SET PROBLEM:
Copy out each line of the material in which the word "chart" appears.

DATA SHOWN:
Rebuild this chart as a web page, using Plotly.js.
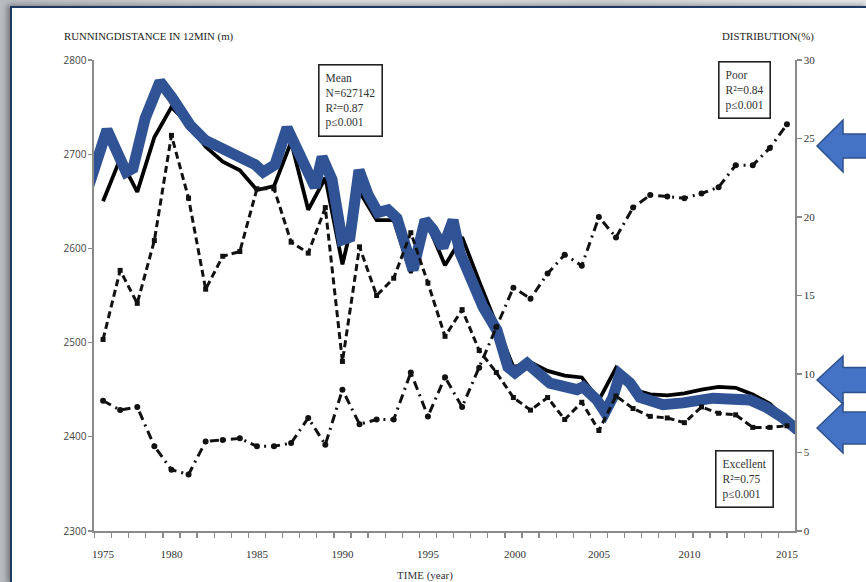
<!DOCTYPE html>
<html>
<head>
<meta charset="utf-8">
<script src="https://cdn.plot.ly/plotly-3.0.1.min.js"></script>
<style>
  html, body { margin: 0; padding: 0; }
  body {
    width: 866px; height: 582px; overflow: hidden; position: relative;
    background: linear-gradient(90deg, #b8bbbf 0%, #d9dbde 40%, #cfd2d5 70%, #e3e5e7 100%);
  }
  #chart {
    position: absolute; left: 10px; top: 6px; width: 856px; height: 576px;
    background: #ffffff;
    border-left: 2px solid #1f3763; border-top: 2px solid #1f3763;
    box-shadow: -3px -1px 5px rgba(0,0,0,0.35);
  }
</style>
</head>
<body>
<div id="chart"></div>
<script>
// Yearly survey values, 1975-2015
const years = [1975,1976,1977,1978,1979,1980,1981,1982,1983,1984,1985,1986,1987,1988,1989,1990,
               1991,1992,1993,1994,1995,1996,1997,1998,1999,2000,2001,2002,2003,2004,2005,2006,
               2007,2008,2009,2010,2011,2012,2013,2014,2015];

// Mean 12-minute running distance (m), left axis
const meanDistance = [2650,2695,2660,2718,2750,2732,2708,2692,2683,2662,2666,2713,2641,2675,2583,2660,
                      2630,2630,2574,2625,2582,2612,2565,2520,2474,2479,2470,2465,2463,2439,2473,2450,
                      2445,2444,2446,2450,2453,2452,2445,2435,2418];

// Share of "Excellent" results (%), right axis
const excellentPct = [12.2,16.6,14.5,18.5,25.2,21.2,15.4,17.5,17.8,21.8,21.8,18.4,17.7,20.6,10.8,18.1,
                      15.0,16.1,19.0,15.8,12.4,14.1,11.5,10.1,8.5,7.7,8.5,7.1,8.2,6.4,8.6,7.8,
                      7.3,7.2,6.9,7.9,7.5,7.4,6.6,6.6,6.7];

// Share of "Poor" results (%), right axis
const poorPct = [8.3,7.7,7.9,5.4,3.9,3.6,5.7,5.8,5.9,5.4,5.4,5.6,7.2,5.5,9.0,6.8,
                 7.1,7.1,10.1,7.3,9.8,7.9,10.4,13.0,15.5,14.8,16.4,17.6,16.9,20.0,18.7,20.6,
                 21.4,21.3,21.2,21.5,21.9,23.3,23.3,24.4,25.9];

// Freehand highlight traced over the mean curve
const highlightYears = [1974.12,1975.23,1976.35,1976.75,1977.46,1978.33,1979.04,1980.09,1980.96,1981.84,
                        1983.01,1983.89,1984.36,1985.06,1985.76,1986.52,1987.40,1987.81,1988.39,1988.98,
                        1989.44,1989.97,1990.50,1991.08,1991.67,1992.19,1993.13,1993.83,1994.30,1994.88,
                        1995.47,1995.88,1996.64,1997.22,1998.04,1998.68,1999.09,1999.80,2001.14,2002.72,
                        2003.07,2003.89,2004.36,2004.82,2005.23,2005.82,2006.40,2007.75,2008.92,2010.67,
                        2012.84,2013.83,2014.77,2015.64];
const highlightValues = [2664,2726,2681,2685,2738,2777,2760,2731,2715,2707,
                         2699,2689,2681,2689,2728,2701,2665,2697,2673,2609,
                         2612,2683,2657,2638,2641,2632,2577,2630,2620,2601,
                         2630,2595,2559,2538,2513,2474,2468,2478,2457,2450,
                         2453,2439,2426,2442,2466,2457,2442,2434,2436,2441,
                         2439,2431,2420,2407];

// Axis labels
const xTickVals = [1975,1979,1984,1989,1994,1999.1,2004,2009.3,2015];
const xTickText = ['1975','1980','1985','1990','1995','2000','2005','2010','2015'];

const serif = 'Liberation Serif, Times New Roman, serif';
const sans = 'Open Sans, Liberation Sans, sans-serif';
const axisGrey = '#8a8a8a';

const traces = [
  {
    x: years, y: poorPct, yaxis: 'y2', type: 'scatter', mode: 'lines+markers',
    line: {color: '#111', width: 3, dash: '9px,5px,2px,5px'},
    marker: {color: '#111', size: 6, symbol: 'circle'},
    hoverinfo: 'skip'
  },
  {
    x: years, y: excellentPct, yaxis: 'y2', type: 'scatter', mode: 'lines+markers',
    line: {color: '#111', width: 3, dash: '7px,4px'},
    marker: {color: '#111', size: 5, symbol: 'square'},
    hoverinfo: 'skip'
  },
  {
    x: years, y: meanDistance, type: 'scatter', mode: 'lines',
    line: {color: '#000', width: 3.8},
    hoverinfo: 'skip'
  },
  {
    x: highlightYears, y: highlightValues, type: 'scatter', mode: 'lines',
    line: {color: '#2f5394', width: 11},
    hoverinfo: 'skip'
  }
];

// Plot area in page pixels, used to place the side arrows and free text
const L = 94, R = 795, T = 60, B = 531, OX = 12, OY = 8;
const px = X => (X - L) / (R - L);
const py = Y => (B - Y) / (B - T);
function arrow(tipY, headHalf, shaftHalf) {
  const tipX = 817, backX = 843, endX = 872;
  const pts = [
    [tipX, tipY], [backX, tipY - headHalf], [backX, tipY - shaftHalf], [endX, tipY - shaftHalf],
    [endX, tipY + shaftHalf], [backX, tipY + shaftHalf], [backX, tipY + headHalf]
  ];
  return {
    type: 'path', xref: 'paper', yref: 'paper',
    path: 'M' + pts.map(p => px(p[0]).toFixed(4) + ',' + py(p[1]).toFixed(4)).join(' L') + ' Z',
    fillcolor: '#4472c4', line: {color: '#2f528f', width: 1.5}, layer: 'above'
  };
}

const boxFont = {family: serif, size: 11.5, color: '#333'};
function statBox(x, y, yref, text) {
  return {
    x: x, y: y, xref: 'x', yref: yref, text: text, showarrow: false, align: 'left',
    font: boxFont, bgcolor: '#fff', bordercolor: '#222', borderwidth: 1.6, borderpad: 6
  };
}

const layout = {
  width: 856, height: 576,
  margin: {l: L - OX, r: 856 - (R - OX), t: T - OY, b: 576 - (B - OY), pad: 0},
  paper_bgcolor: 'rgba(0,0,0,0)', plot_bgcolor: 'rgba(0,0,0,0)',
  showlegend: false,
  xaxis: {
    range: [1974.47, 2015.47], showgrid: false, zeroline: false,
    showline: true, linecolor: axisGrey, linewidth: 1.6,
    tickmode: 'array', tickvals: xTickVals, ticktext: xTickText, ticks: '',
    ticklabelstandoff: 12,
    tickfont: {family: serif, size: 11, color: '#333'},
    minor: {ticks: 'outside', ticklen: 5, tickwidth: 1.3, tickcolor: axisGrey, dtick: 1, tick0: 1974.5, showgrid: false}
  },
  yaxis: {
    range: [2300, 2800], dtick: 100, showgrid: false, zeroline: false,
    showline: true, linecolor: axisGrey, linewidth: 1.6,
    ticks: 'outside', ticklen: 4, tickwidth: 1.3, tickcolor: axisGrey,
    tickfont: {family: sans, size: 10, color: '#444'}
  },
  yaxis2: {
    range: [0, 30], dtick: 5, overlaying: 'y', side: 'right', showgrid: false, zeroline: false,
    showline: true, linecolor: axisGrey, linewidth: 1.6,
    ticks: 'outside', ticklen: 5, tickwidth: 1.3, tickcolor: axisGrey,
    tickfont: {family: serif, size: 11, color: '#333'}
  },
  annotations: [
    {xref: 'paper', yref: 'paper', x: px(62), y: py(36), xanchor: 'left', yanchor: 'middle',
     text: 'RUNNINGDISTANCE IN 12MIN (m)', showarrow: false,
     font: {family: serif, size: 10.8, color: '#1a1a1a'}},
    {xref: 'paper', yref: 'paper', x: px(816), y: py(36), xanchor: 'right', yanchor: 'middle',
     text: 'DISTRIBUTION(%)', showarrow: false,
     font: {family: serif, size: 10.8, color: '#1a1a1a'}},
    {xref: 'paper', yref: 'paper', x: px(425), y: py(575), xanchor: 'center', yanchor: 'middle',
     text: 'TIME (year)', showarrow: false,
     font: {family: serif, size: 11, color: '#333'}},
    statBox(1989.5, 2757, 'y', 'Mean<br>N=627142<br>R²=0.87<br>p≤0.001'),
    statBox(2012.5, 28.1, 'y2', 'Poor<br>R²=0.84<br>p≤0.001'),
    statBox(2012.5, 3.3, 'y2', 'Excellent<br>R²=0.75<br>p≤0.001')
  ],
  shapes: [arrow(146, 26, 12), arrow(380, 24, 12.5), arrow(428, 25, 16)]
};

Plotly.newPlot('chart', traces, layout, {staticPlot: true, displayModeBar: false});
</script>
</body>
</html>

RIGHT ANSWER:
Rebuild this chart as a web page, using Plotly.js.
  #chart {
<div id="chart"></div>
Plotly.newPlot('chart', traces, layout, {staticPlot: true, displayModeBar: false});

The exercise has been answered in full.